--- start Data for this task ---

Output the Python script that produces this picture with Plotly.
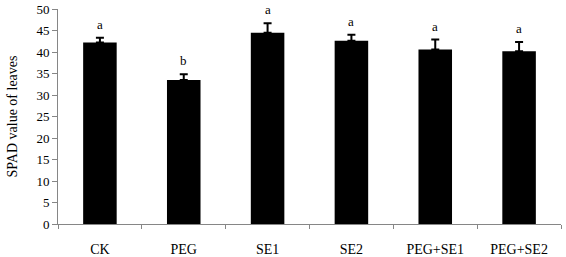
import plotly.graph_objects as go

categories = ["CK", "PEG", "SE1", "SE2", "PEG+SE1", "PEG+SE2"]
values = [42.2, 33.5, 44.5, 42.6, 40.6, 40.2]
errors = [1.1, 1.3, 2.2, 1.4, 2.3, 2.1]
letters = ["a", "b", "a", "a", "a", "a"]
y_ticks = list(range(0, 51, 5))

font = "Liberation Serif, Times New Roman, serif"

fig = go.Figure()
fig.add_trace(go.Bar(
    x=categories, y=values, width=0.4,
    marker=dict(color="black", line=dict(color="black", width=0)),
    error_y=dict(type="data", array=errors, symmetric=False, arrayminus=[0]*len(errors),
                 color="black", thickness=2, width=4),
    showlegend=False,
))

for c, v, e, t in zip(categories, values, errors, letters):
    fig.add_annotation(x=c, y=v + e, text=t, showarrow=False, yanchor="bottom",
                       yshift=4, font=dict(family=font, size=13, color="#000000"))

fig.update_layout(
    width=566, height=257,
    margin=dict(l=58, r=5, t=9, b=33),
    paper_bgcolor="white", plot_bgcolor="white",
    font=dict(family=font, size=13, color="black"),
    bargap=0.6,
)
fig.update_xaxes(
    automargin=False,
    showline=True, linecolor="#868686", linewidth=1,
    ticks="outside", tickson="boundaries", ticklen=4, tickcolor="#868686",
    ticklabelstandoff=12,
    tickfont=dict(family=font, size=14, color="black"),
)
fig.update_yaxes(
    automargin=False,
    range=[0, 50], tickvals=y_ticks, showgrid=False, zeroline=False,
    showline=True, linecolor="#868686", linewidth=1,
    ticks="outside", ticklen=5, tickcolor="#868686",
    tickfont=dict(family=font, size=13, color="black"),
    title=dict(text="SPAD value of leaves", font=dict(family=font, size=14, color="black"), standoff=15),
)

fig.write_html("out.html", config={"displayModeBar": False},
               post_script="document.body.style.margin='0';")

--- end Data for this task ---
--- start Data for this task ---

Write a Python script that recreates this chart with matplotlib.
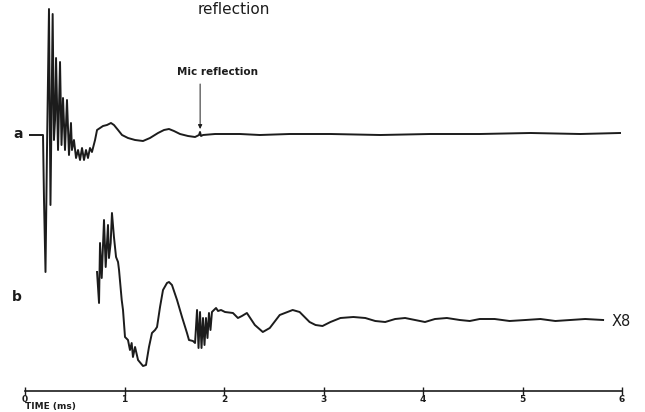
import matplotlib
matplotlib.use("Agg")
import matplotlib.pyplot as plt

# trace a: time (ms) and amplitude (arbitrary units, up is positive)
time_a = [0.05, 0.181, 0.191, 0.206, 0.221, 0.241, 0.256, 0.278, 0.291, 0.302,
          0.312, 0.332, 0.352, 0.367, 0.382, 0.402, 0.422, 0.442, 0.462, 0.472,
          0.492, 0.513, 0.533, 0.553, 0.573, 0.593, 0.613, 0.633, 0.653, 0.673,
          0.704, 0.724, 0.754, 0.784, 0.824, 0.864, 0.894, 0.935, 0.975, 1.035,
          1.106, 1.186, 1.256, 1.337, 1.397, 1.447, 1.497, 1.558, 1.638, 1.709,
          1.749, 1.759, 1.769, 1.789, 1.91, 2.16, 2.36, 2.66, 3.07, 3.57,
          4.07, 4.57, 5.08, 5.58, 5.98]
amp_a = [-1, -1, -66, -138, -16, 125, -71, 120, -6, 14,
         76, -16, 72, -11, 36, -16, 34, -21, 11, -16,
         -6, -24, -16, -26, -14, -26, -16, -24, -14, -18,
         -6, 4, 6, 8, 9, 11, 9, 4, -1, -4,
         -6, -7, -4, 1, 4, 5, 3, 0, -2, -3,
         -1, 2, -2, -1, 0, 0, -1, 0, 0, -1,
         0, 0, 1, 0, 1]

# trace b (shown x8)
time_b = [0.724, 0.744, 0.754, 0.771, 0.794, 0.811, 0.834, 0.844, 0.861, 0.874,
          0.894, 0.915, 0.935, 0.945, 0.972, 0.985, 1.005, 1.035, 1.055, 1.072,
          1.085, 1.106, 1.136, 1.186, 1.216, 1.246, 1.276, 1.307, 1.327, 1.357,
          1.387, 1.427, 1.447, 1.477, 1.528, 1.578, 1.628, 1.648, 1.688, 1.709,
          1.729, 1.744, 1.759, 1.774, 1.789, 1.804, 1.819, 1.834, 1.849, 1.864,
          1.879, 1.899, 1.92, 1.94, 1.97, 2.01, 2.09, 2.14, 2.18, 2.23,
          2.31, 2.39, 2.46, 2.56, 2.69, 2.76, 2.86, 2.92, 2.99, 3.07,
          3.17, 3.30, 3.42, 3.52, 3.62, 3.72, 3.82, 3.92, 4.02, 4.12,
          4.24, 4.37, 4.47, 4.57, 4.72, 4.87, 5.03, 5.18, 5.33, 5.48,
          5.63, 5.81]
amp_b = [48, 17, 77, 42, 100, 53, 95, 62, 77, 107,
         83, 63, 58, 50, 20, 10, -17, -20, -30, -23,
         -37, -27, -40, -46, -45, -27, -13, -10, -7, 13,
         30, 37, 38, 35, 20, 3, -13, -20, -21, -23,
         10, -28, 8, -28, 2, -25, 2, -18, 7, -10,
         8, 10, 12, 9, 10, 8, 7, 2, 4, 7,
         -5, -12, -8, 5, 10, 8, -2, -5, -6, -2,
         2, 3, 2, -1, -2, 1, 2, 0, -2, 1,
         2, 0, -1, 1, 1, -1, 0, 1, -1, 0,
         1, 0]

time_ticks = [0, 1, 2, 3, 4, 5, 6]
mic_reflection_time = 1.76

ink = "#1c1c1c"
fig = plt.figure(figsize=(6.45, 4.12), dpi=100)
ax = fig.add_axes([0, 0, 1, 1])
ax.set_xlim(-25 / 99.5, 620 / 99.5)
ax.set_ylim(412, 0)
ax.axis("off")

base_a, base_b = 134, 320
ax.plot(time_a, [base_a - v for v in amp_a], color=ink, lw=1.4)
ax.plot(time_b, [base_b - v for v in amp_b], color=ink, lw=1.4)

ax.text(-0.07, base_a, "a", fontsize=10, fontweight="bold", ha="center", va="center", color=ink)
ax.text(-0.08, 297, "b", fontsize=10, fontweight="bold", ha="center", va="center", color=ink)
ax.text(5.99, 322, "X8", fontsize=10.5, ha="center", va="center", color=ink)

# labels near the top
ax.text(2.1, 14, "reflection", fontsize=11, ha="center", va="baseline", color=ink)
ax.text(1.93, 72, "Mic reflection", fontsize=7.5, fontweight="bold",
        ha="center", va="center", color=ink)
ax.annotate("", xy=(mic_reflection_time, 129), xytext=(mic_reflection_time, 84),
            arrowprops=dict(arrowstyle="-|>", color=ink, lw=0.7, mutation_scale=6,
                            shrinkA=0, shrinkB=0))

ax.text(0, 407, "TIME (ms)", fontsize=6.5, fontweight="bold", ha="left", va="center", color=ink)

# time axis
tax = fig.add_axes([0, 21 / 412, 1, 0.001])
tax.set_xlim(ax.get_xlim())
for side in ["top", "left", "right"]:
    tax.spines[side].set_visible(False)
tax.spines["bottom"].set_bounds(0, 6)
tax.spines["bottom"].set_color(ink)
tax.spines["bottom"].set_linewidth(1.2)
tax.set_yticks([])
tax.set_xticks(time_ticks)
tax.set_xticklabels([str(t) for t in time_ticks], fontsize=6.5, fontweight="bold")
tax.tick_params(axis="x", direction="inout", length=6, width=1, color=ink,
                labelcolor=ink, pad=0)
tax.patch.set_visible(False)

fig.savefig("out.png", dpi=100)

--- end Data for this task ---

Report how many lines of the records above contain the word "that", giving only the number.

2